* [Task instructions]:
Retype only what runs from the first line of the listing to the line holding "-1.10), (2.0, -1.51))]", both included. Do not retype the pictures.

* [Supplied data]:
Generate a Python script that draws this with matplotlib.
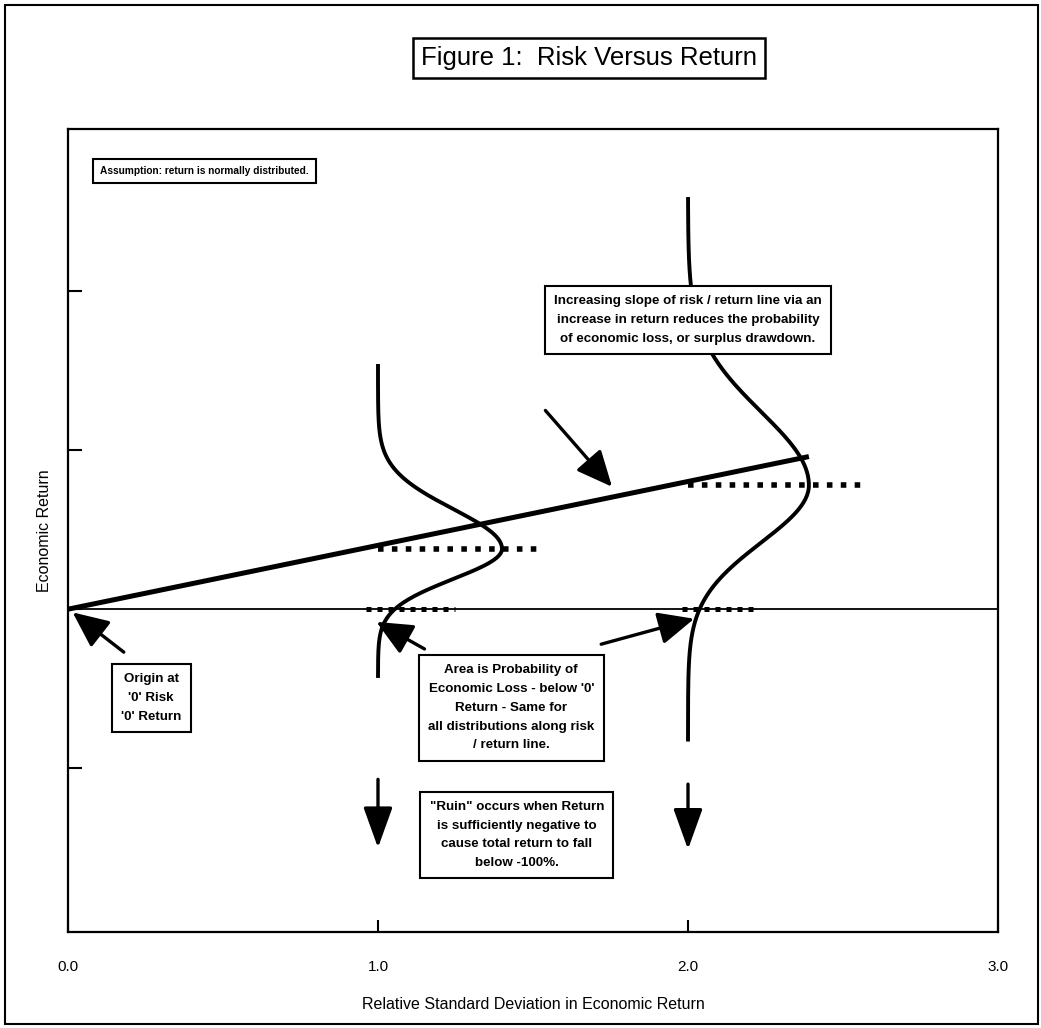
import numpy as np
import matplotlib
matplotlib.use("Agg")
import matplotlib.pyplot as plt
from matplotlib.patches import Rectangle

plt.rcParams["font.family"] = ["Liberation Sans", "DejaVu Sans"]

# risk / return line
risk_line_x = [0.0, 2.39]
risk_line_y = [0.0, 0.96]

# the two return distributions drawn along the line
dist_base = [1.0, 2.0]
dist_mean = [0.38, 0.78]
dist_sd_up = [0.25, 0.46]
dist_sd_down = [0.19, 0.36]
dist_peak = [0.40, 0.39]
dist_top = [1.53, 2.58]
dist_bottom = [-0.42, -0.82]

# dotted markers: mean level and loss area on the zero line
mean_dot_end = [1.52, 2.56]
loss_dot_start = [0.96, 1.98]
loss_dot_end = [1.25, 2.21]

x_ticks = [0, 1, 2, 3]
x_tick_labels = ["0.0", "1.0", "2.0", "3.0"]
y_ticks = [-1, 0, 1, 2]

# annotation arrows: (tail, tip)
arrows = [
    ((0.18, -0.27), (0.015, -0.02)),
    ((1.15, -0.25), (0.995, -0.08)),
    ((1.72, -0.22), (2.02, -0.06)),
    ((1.54, 1.25), (1.755, 0.77)),
]
down_arrows = [((1.0, -1.07), (1.0, -1.50)), ((2.0, -1.10), (2.0, -1.51))]

notes = [
    (0.44, 2.755, "Assumption: return is normally distributed.", 7.3),
    (2.0, 1.82, "Increasing slope of risk / return line via an\n"
                "increase in return reduces the probability\n"
                "of economic loss, or surplus drawdown.", 9.6),
    (0.268, -0.56, "Origin at\n'0' Risk\n'0' Return", 9.6),
    (1.43, -0.62, "Area is Probability of\nEconomic Loss - below '0'\n"
                  "Return - Same for\nall distributions along risk\n/ return line.", 9.6),
    (1.448, -1.42, "\"Ruin\" occurs when Return\nis sufficiently negative to\n"
                   "cause total return to fall\nbelow -100%.", 9.6),
]

fig = plt.figure(figsize=(10.41, 10.28), dpi=100)
ax = fig.add_axes([0.0653, 0.0934, 0.8934, 0.7811])

ax.axhline(0, color="black", lw=1.3, zorder=2)
ax.plot(risk_line_x, risk_line_y, color="black", lw=3.6, solid_capstyle="butt", zorder=4)

for i in range(2):
    y = np.linspace(dist_bottom[i], dist_top[i], 300)
    sd = np.where(y >= dist_mean[i], dist_sd_up[i], dist_sd_down[i])
    x = dist_base[i] + dist_peak[i] * np.exp(-0.5 * ((y - dist_mean[i]) / sd) ** 2)
    ax.plot(x, y, color="black", lw=2.8, zorder=4)
    ax.plot([dist_base[i], mean_dot_end[i]], [dist_mean[i], dist_mean[i]],
            color="black", lw=4.0, linestyle=(0, (1, 1.5)), zorder=3)
    ax.plot([loss_dot_start[i], loss_dot_end[i]], [0, 0],
            color="black", lw=3.6, linestyle=(0, (1, 1.2)), zorder=3)

for tail, tip in arrows:
    ax.annotate("", xy=tip, xytext=tail,
                arrowprops=dict(arrowstyle="-|>,head_length=1.1,head_width=0.5",
                                lw=2.4, color="black", shrinkA=0, shrinkB=0,
                                mutation_scale=20), zorder=5)
for tail, tip in down_arrows:
    ax.annotate("", xy=tip, xytext=tail,
                arrowprops=dict(arrowstyle="-|>,head_length=1.25,head_width=0.45",
                                lw=2.4, color="black", shrinkA=0, shrinkB=0,
                                mutation_scale=20), zorder=5)

for x, y, txt, fs in notes:
    ax.text(x, y, txt, ha="center", va="center", fontsize=fs, fontweight="bold",
            linespacing=1.75, zorder=6,
            bbox=dict(boxstyle="square,pad=0.7", fc="white", ec="black", lw=1.5))

ax.set_xlim(0, 3)
ax.set_ylim(-2.03, 3.02)
ax.set_xticks(x_ticks)
ax.set_xticklabels(x_tick_labels)
ax.set_yticks(y_ticks)
ax.set_yticklabels([])
ax.tick_params(axis="x", direction="in", length=9, width=1.5, pad=20, labelsize=11)
ax.tick_params(axis="y", direction="in", length=10, width=1.5)
for s in ax.spines.values():
    s.set_linewidth(1.6)
ax.set_xlabel("Relative Standard Deviation in Economic Return", fontsize=11.5, labelpad=17)
ax.set_ylabel("Economic Return", fontsize=11.5, labelpad=8)

fig.text(0.566, 0.9436, "Figure 1:  Risk Versus Return", ha="center", va="center",
         fontsize=18.5, bbox=dict(boxstyle="square,pad=0.3", fc="white", ec="black", lw=1.8))
fig.patches.append(Rectangle((0.005, 0.004), 0.992, 0.991, transform=fig.transFigure,
                             fill=False, ec="black", lw=1.5))

fig.savefig("out.png", dpi=100)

* [Final answer]:
Generate a Python script that draws this with matplotlib.
import numpy as np
import matplotlib
matplotlib.use("Agg")
import matplotlib.pyplot as plt
from matplotlib.patches import Rectangle

plt.rcParams["font.family"] = ["Liberation Sans", "DejaVu Sans"]

# risk / return line
risk_line_x = [0.0, 2.39]
risk_line_y = [0.0, 0.96]

# the two return distributions drawn along the line
dist_base = [1.0, 2.0]
dist_mean = [0.38, 0.78]
dist_sd_up = [0.25, 0.46]
dist_sd_down = [0.19, 0.36]
dist_peak = [0.40, 0.39]
dist_top = [1.53, 2.58]
dist_bottom = [-0.42, -0.82]

# dotted markers: mean level and loss area on the zero line
mean_dot_end = [1.52, 2.56]
loss_dot_start = [0.96, 1.98]
loss_dot_end = [1.25, 2.21]

x_ticks = [0, 1, 2, 3]
x_tick_labels = ["0.0", "1.0", "2.0", "3.0"]
y_ticks = [-1, 0, 1, 2]

# annotation arrows: (tail, tip)
arrows = [
    ((0.18, -0.27), (0.015, -0.02)),
    ((1.15, -0.25), (0.995, -0.08)),
    ((1.72, -0.22), (2.02, -0.06)),
    ((1.54, 1.25), (1.755, 0.77)),
]
down_arrows = [((1.0, -1.07), (1.0, -1.50)), ((2.0, -1.10), (2.0, -1.51))]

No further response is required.